Vulnerability Analysis of Safe Reinforcement Learning via Inverse Constrained Reinforcement Learning
Jialiang Fan, Shixiong Jiang, Mengyu Liu, Fanxin Kong
TL;DR
This paper addresses the vulnerability of Safe RL policies to adversarial perturbations in real-world settings by introducing an adversarial attack framework based on inverse constrained reinforcement learning (ICRL). The approach learns a surrogate safety constraint $\psi$ and a learner policy $\pi_L$ from expert demonstrations via black-box interaction, enabling gradient-based perturbations without access to the victim's gradients or ground-truth constraints. The authors provide theoretical results showing the feasibility and bounds of such attacks, and empirically demonstrate effective safety-violation induction across multiple Safe RL benchmarks under constrained budgets. The work highlights practical risks in Safe RL and offers a foundation for developing more robust policies through defense strategies like adversarial training and explicit state-constraint encoding.
Abstract
Safe reinforcement learning (Safe RL) aims to ensure policy performance while satisfying safety constraints. However, most existing Safe RL methods assume benign environments, making them vulnerable to adversarial perturbations commonly encountered in real-world settings.

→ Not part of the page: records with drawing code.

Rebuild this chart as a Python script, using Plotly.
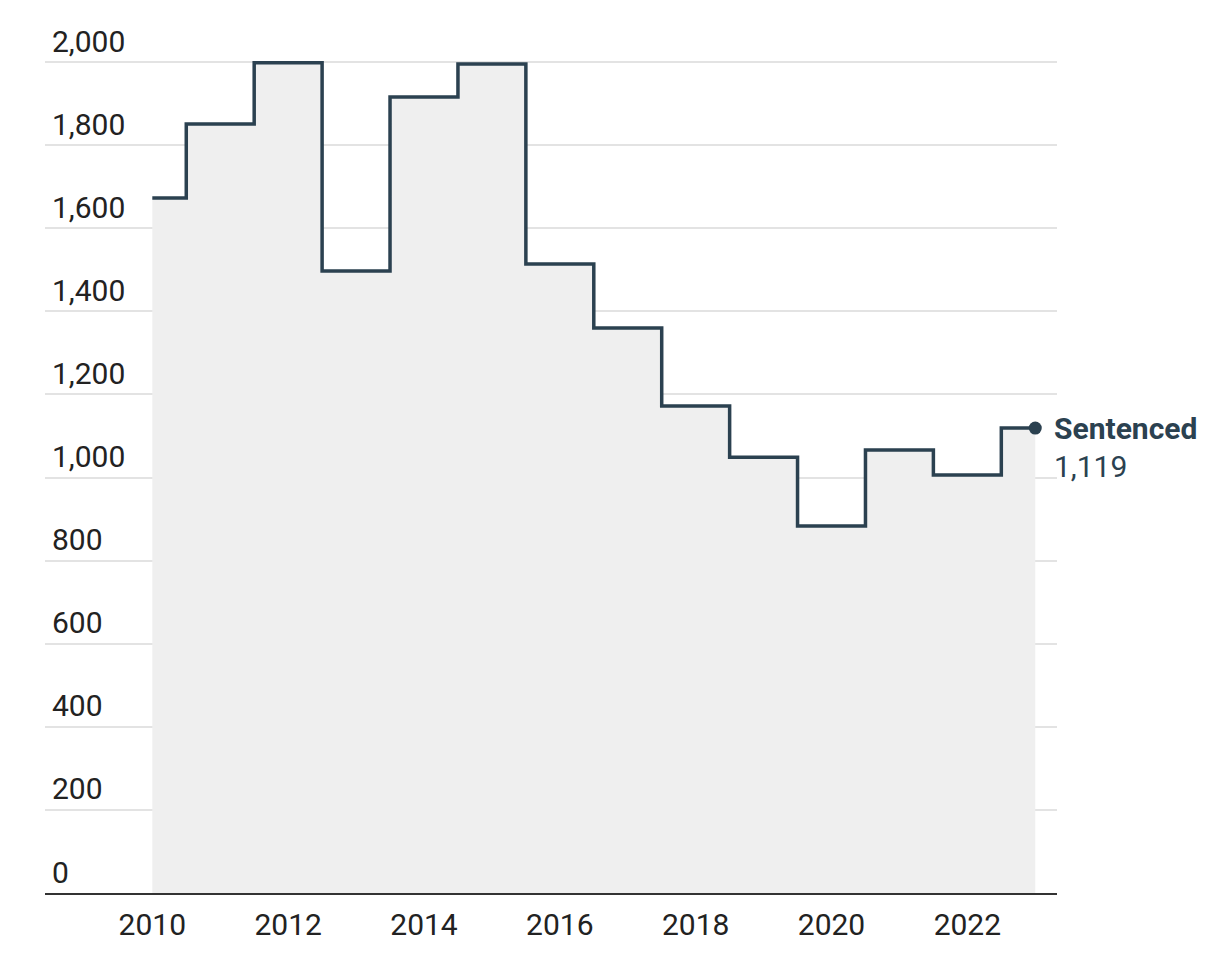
import plotly.graph_objects as go

years = [2010, 2011, 2012, 2013, 2014, 2015, 2016, 2017, 2018, 2019, 2020, 2021, 2022, 2023]
sentenced = [1673, 1851, 1998, 1497, 1916, 1995, 1514, 1360, 1172, 1049, 883, 1066, 1006, 1119]
series_name = "Sentenced"
y_ticks = [0, 200, 400, 600, 800, 1000, 1200, 1400, 1600, 1800, 2000]
x_ticks = [2010, 2012, 2014, 2016, 2018, 2020, 2022]

LINE = "#2b4150"
FONT = "Roboto, sans-serif"

fig = go.Figure()
fig.add_trace(go.Scatter(
    x=years, y=sentenced, mode="lines", line=dict(shape="hvh", color=LINE, width=3.5),
    fill="tozeroy", fillcolor="#efefef", hoverinfo="skip", showlegend=False,
))
fig.add_trace(go.Scatter(
    x=[years[-1]], y=[sentenced[-1]], mode="markers",
    marker=dict(color=LINE, size=13), showlegend=False,
))
fig.add_annotation(x=years[-1], y=sentenced[-1], xref="x", yref="y",
                   text=f"<b>{series_name}</b>", showarrow=False, xanchor="left",
                   yanchor="middle", xshift=17,
                   font=dict(family=FONT, size=30, color=LINE))
fig.add_annotation(x=years[-1], y=sentenced[-1], xref="x", yref="y",
                   text=f"{sentenced[-1]:,}", showarrow=False, xanchor="left",
                   yanchor="middle", xshift=17, yshift=-38,
                   font=dict(family=FONT, size=30, color=LINE))

fig.update_layout(
    width=1214, height=954,
    margin=dict(l=37, r=165, t=0, b=69),
    paper_bgcolor="white", plot_bgcolor="white",
    font=dict(family=FONT, size=30, color="#222222"),
    xaxis=dict(range=[2008.42, 2023.32], tickvals=x_ticks, showgrid=False,
               showline=True, linecolor="#333333", linewidth=2, ticks="",
               ticklabelstandoff=4, zeroline=False, fixedrange=True),
    yaxis=dict(range=[0, 2130], tickvals=y_ticks, tickformat=",", showgrid=True,
               gridcolor="#e3e3e3", gridwidth=2, ticklabelposition="inside top",
               ticklabelstandoff=4, tickfont=dict(color="#222222"),
               zeroline=False, showline=False, ticks="", fixedrange=True),
)
fig.write_html("out.html")
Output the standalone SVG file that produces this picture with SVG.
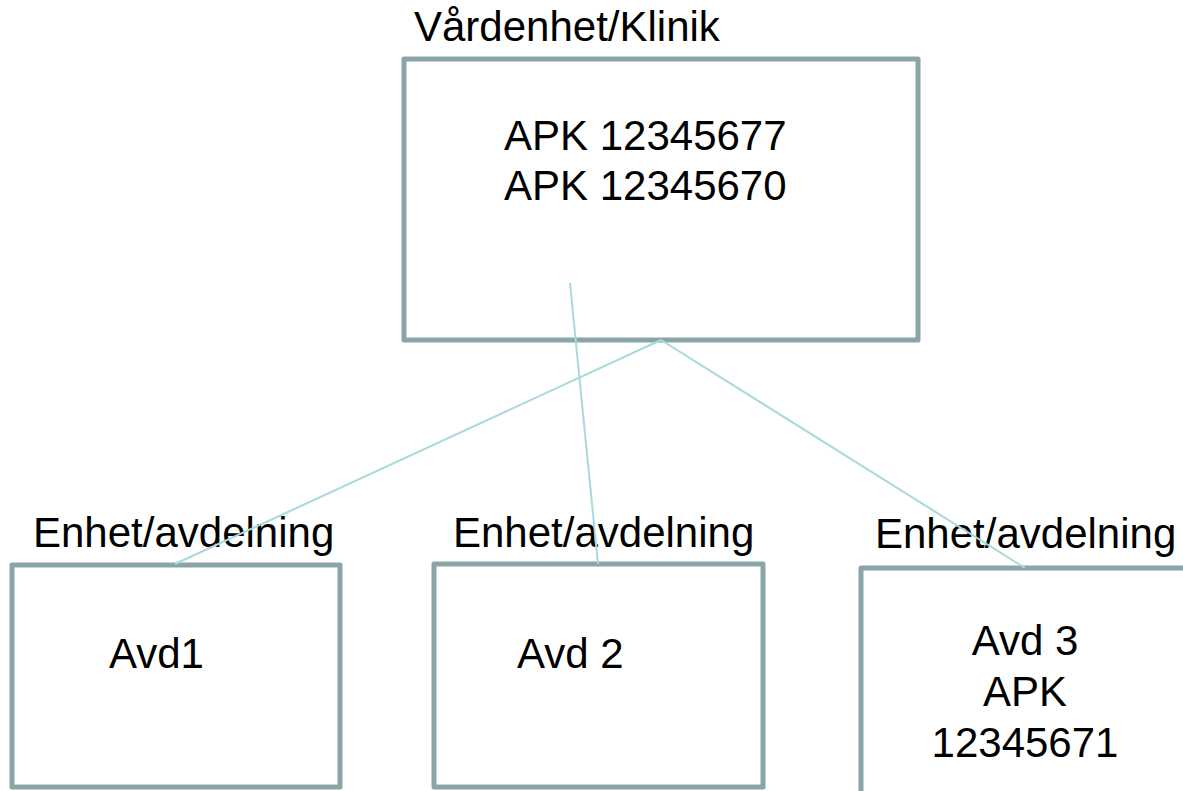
<svg xmlns="http://www.w3.org/2000/svg" width="1183" height="791" viewBox="0 0 1183 791">
<style>
.box{fill:#ffffff;stroke:#8aa5a8;stroke-width:5;stroke-linejoin:round}
.t{font-family:"Liberation Sans",Arial,sans-serif;font-size:42px;fill:#000000}
.c{text-anchor:middle}
.ln{stroke:#a9d8dd;stroke-width:2;fill:none}
</style>
<rect width="1183" height="791" fill="#ffffff"/>
<g id="top-node">
<text class="t" x="414" y="41">Vårdenhet/Klinik</text>
<rect class="box" x="404" y="59" width="514" height="281"/>
<text class="t" x="504" y="150">APK 12345677</text>
<text class="t" x="504" y="200">APK 12345670</text>
</g>
<g id="node-avd1">
<text class="t" x="33" y="547">Enhet/avdelning</text>
<rect class="box" x="12" y="565" width="328" height="222"/>
<text class="t" x="109" y="668">Avd1</text>
</g>
<g id="node-avd2">
<text class="t" x="453" y="547">Enhet/avdelning</text>
<rect class="box" x="434" y="564" width="329" height="223"/>
<text class="t" x="517" y="668">Avd 2</text>
</g>
<g id="node-avd3">
<text class="t" x="875" y="548">Enhet/avdelning</text>
<rect class="box" x="861" y="568" width="330" height="230"/>
<text class="t c" x="1025" y="655">Avd 3</text>
<text class="t c" x="1025" y="706">APK</text>
<text class="t c" x="1025" y="757">12345671</text>
</g>
<g id="connectors">
<line class="ln" x1="661" y1="340" x2="175" y2="564"/>
<line class="ln" x1="570" y1="283" x2="598" y2="564"/>
<line class="ln" x1="661" y1="340" x2="1025" y2="568"/>
</g>
</svg>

In addition, existing gradient-based adversarial attacks typically require access to the policy's gradient information, which is often impractical in real-world scenarios. To address these challenges, we propose an adversarial attack framework to reveal vulnerabilities of Safe RL policies. Using expert demonstrations and black-box environment interaction, our framework learns a constraint model and a surrogate (learner) policy, enabling gradient-based attack optimization without requiring the victim policy's internal gradients or the ground-truth safety constraints. We further provide theoretical analysis establishing feasibility and deriving perturbation bounds. Experiments on multiple Safe RL benchmarks demonstrate the effectiveness of our approach under limited privileged access.